The Czech was hampered by a left calf injury during the claycourt tournament in Rome and also pulled out of the French Open with a forearm problem.
7-SIMONA HALEP (Romania)
Halep started the season on top of the world rankings but a trophy-less 2019 has seen her plummet to seventh — her lowest ranking since April 2016.
The 27-year-old claycourt specialist is a counter-puncher who prefers to stay behind the baseline and use her shot selection and court coverage to grind down opponents.
Grass is far from the Romanian’s favourite surface, however, and reaching the Wimbledon semi-finals in 2014 is still her best result at the All England Club.

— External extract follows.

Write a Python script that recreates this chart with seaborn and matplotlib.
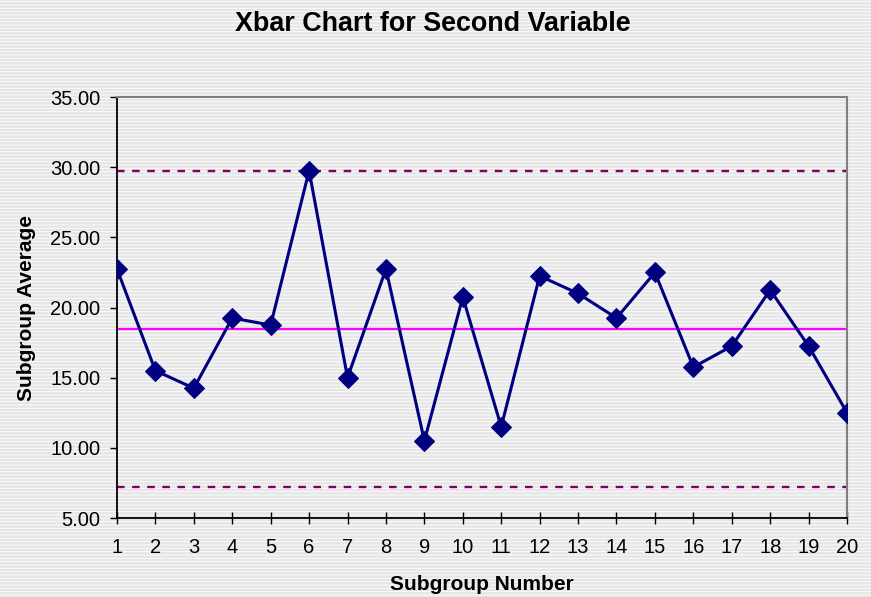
import numpy as np
import pandas as pd
import matplotlib
matplotlib.use("Agg")
import matplotlib.pyplot as plt
import seaborn as sns

# subgroup averages
subgroups = list(range(1, 21))
averages = [22.75, 15.5, 14.25, 19.25, 18.75, 29.75, 15.0, 22.75, 10.5, 20.75,
            11.5, 22.25, 21.0, 19.25, 22.5, 15.75, 17.25, 21.25, 17.25, 12.5]
center_line = 18.49
ucl = 29.76
lcl = 7.22

df = pd.DataFrame({"subgroup": subgroups, "average": averages})

sns.set_style("white")
plt.rcParams["font.family"] = ["Liberation Sans", "DejaVu Sans"]
plt.rcParams["text.color"] = "black"
plt.rcParams["axes.labelcolor"] = "black"
plt.rcParams["xtick.color"] = "black"
plt.rcParams["ytick.color"] = "black"
plt.rcParams["hatch.color"] = "white"
plt.rcParams["hatch.linewidth"] = 0.6

fig = plt.figure(figsize=(8.71, 5.97), dpi=100)
# striped grey background like the old spreadsheet chart
fig.patch.set_facecolor("#e6e6e6")
fig.patch.set_hatch("-----")
fig.patch.set_edgecolor("white")
fig.patch.set_linewidth(0)

ax = fig.add_axes([0.1343, 0.1323, 0.8382, 0.7052])
ax.patch.set_alpha(0)

# control limits and centre line
ax.axhline(ucl, color="#800060", lw=1.7, dashes=(3.2, 3.2), zorder=1)
ax.axhline(lcl, color="#800060", lw=1.7, dashes=(3.2, 3.2), zorder=1)
ax.axhline(center_line, color="#ff00ff", lw=1.6, zorder=1)

sns.lineplot(data=df, x="subgroup", y="average", ax=ax, color="#000080",
             lw=2.2, marker="D", markersize=10, markeredgecolor="#000080",
             zorder=3)

ax.set_xlim(1, 20)
ax.set_ylim(5, 35)
ax.set_xticks(subgroups)
ax.set_yticks(np.arange(5, 36, 5))
ax.set_yticklabels([f"{v:.2f}" for v in np.arange(5, 36, 5)])

for side in ["left", "bottom"]:
    ax.spines[side].set_color("black")
    ax.spines[side].set_linewidth(1.3)
for side in ["top", "right"]:
    ax.spines[side].set_visible(True)
    ax.spines[side].set_color("#808080")
    ax.spines[side].set_linewidth(1.5)

ax.tick_params(axis="x", direction="inout", length=9, width=1,
               labelsize=14.5, pad=10, bottom=True)
ax.tick_params(axis="y", direction="out", length=5, width=1,
               labelsize=14.5, pad=7, left=True)

ax.set_xlabel("Subgroup Number", fontsize=15, fontweight="bold", labelpad=12.5)
ax.set_ylabel("Subgroup Average", fontsize=15, fontweight="bold", labelpad=10)
fig.suptitle("Xbar Chart for Second Variable", fontsize=19.4, fontweight="bold",
             x=0.497, y=0.96, va="center")

fig.savefig("out.png", dpi=100, facecolor=fig.get_facecolor())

11-SERENA WILLIAMS (United States)
Williams’ hunt for a record-equalling 24th Grand Slam following maternity leave has twice ended in heartbreak but the American is still a force to be reckoned with at Wimbledon, where she will look to improve on last year’s runner-up finish.
The seven-times winner has not enjoyed the best preparation in a season hampered by a knee injury and comes into the tournament after a third-round exit at the French Open.
25-AMANDA ANISIMOVA (United States)
Born to Russian parents and trained in Florida, teenager Anisimova has plenty in common with former Wimbledon champion Maria Sharapova.
Anisimova became the first player born in this millennium to reach a Grand Slam semi-final with her run at Roland Garros and will hope to carry that momentum into Wimbledon.
Sharapova announced herself by winning the Wimbledon title at the age of 17, and although Anisimova who turns 18 in August still has a lot to prove, her raw potential makes her one of the most exciting prospects on the tour.